Sunnyside Gardens


When it was completed in the 1920s, the community was protected by 40-year restrictive covenants maintained by an elected homeowner association. When the covenants expired in the 1960s, many residents renewed their commitment to maintaining the character of the neighborhood. Unfortunately, others did not. This resulted in alterations that have fractured the neighborhood’s original aesthetic and spatial conceptualization. Facades have been modified with materials incongruent with the original brick, front yards have been fenced and paved to provide off-street parking and private fences have destroyed all but one of the 10 shared gardens.

A group of residents have recently formed the Sunnyside Gardens Preservation Partnership to petition for landmark status from the Landmarks Preservation Commission. In 1974, this unique neighborhood was recognized by the City Planning Commission and was designated with Special Planned Community Preservation District zoning regulations. Although this designation prohibits new development, demolition, enlargement and substantial alterations to landscaping or topography without special permits from the Planning Commission, these protections are rarely enforced and many residents are not aware of their neighborhood’s historic value. Homeowners have continued to make alterations to their properties in violation of the provisions of the designation. The Sunnyside Gardens Preservation Partnership believes more stringent restrictions and effective adherence to architectural and character standards are necessary to maintain this distinctive piece of New York’s architectural and social history.
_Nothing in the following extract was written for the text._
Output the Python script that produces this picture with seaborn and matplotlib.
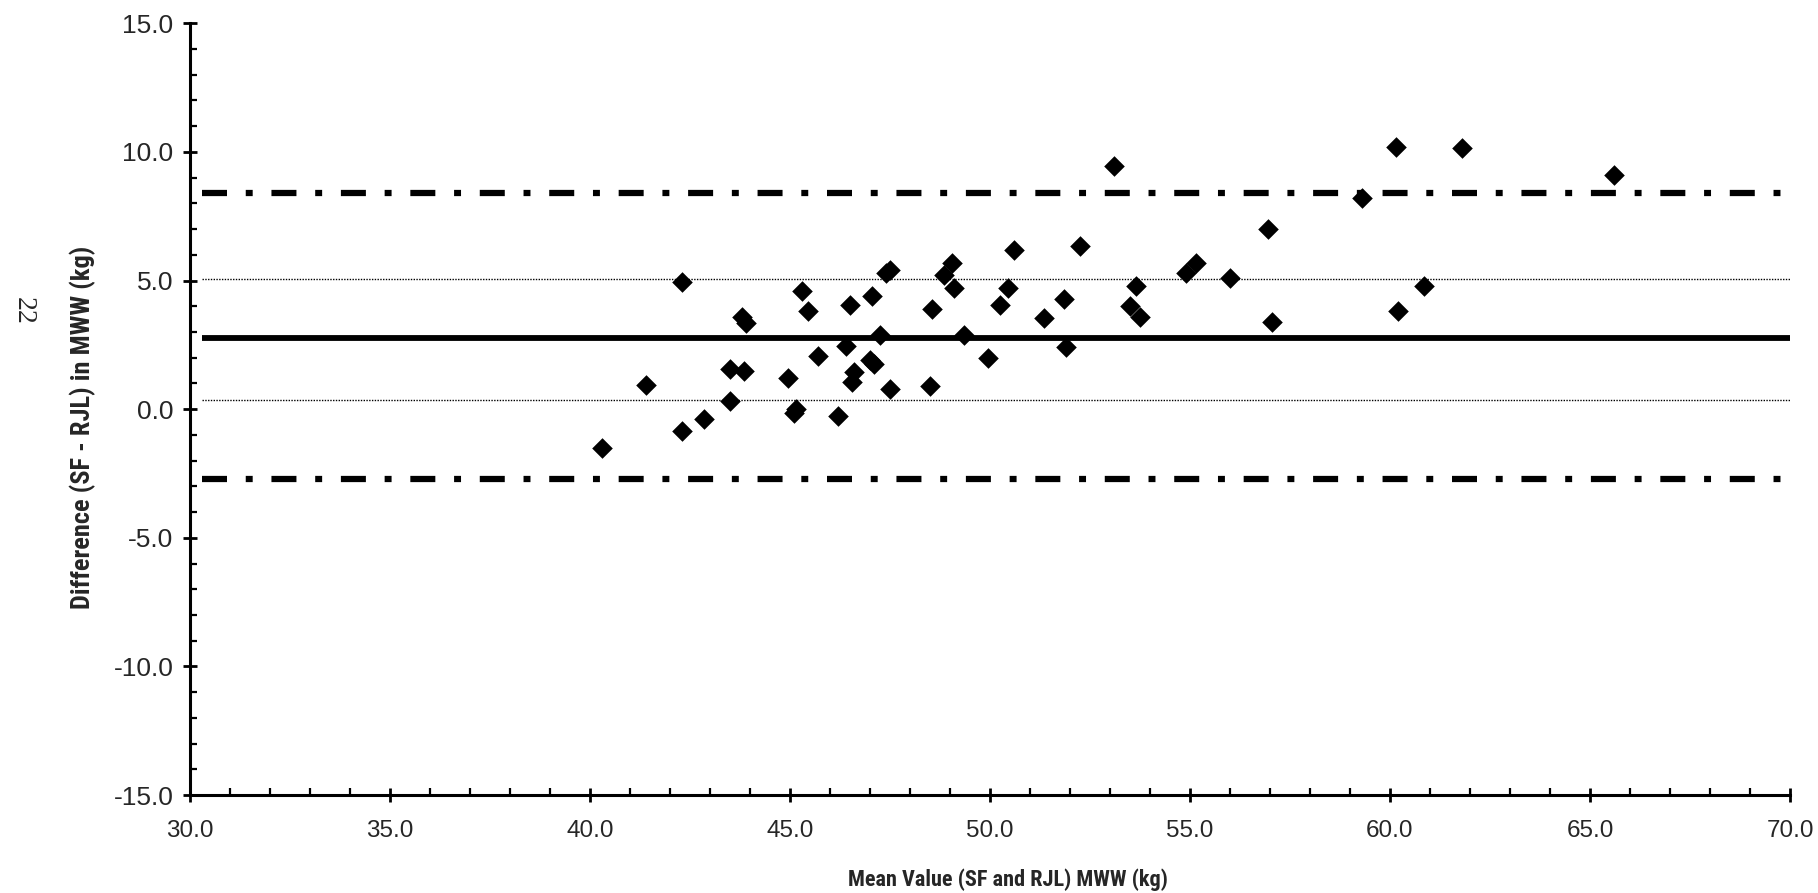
import matplotlib
matplotlib.use("Agg")
import matplotlib.pyplot as plt
import seaborn as sns
from matplotlib import font_manager
from matplotlib.ticker import MultipleLocator, FormatStrFormatter

# Bland-Altman: media vs diferenca (SF - RJL)
mean_value = [40.3, 41.4, 42.3, 42.3, 42.85, 43.5, 43.5, 43.8, 43.9, 43.85,
              44.95, 45.15, 45.1, 45.3, 45.45, 45.7, 46.2, 46.5, 46.4, 46.6,
              46.55, 47.05, 47.0, 47.1, 47.25, 47.4, 47.5, 47.5, 48.55, 48.5,
              48.85, 49.05, 49.1, 49.35, 49.95, 50.25, 50.45, 50.6, 51.35, 51.85,
              51.9, 52.25, 53.1, 53.5, 53.75, 53.65, 54.9, 55.15, 56.0, 56.95,
              57.05, 59.3, 60.15, 60.2, 60.85, 61.8, 65.6]
difference = [-1.5, 0.95, 4.95, -0.85, -0.4, 1.55, 0.3, 3.6, 3.35, 1.5,
              1.2, 0.0, -0.15, 4.6, 3.8, 2.05, -0.25, 4.05, 2.45, 1.45,
              1.05, 4.4, 1.9, 1.75, 2.9, 5.3, 5.4, 0.8, 3.9, 0.9,
              5.2, 5.7, 4.7, 2.9, 2.0, 4.05, 4.7, 6.2, 3.55, 4.3,
              2.4, 6.35, 9.45, 4.0, 3.6, 4.8, 5.3, 5.7, 5.1, 7.0,
              3.4, 8.2, 10.2, 3.8, 4.8, 10.15, 9.1]

mean_diff = 2.76
limits = [8.42, -2.72]      # limites de concordancia
ci_lines = [5.07, 0.35]     # linhas pontilhadas

sns.set_theme(style="white")
plt.rcParams["lines.scale_dashes"] = False

# fonte estreita para os titulos dos eixos, se existir
instaladas = {f.name for f in font_manager.fontManager.ttflist}
estreitas = [n for n in ["Liberation Sans Narrow", "Arial Narrow", "DejaVu Sans Condensed",
                         "Roboto Condensed", "Open Sans Condensed"] if n in instaladas]
tem_estreita = len(estreitas) > 0
label_fam = estreitas[:1] + ["Liberation Sans", "DejaVu Sans"]
plt.rcParams["font.family"] = ["Liberation Sans", "DejaVu Sans"]

fig = plt.figure(figsize=(18.18, 8.93), dpi=100)
ax = fig.add_axes([0.1045, 0.1097, 0.8801, 0.8642])

line_x0, line_x1 = 30.3, 70.0
for yv in limits:
    ax.hlines(yv, line_x0, line_x1, color="black", linewidth=4.5,
              linestyles=[(0, (18, 13.5, 5, 13.5))], capstyle="butt")
for yv in ci_lines:
    ax.hlines(yv, line_x0, line_x1, color="black", linewidth=1.0,
              linestyles=[(0, (1.0, 1.0))])
ax.hlines(mean_diff, line_x0, line_x1, color="black", linewidth=4.2)

sns.scatterplot(x=mean_value, y=difference, marker="D", s=110, color="black",
                linewidth=0, ax=ax, zorder=5)

ax.set_xlim(30, 70)
ax.set_ylim(-15, 15)
ax.xaxis.set_major_locator(MultipleLocator(5))
ax.xaxis.set_minor_locator(MultipleLocator(1))
ax.yaxis.set_major_locator(MultipleLocator(5))
ax.yaxis.set_minor_locator(MultipleLocator(1))
ax.xaxis.set_major_formatter(FormatStrFormatter("%.1f"))
ax.yaxis.set_major_formatter(FormatStrFormatter("%.1f"))

for side in ["top", "right"]:
    ax.spines[side].set_visible(False)
for side in ["left", "bottom"]:
    ax.spines[side].set_color("black")
    ax.spines[side].set_linewidth(2.2)

ax.tick_params(which="major", direction="inout", length=10, width=2, color="black")
ax.tick_params(which="minor", direction="in", length=5, width=1.6, color="black")
ax.tick_params(axis="x", which="major", labelsize=17.5, pad=13)
ax.tick_params(axis="y", which="major", labelsize=19, pad=7)
ax.tick_params(which="both", bottom=True, left=True)

xl_size = 16 if tem_estreita else 13.6
yl_size = 19 if tem_estreita else 16
ax.set_xlabel("Mean Value (SF and RJL) MWW (kg)", fontsize=xl_size, fontweight="bold",
              family=label_fam)
ax.set_ylabel("Difference (SF - RJL) in MWW (kg)", fontsize=yl_size, fontweight="bold",
              family=label_fam)
ax.xaxis.set_label_coords(0.511, -0.095)
ax.yaxis.set_label_coords(-0.0585, 0.477)

# numero da pagina do documento digitalizado
fig.text(0.013, 0.652, "22", rotation=-90, fontsize=20, ha="center", va="center",
         family=["Liberation Serif", "DejaVu Serif"])

fig.savefig("out.png", dpi=100, facecolor="white")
In addition to the neighborhood’s distinction as the first planned garden city in the US, Sunnyside Gardens marks a successful experiment in urban design with politically progressive functionality. Longtime Sunnyside resident and social philosopher Lewis Mumford considered Sunnyside Gardens’ design to be a politically powerful innovation because it was based on social and political concepts at all. Built specifically with moderate and low income working families in mind, property ownership was vested in community cooperation. The communal nature of the shared gardens facilitated collective action and a sense of neighborhood cohesiveness that was often lost in the modern civilization that Mumford critiqued.

The Garden City movement originated in Britain and found a primary proponent in Ebenezer Howard. The Regional Plan Association imported the concept to the New York region in the early 1920s.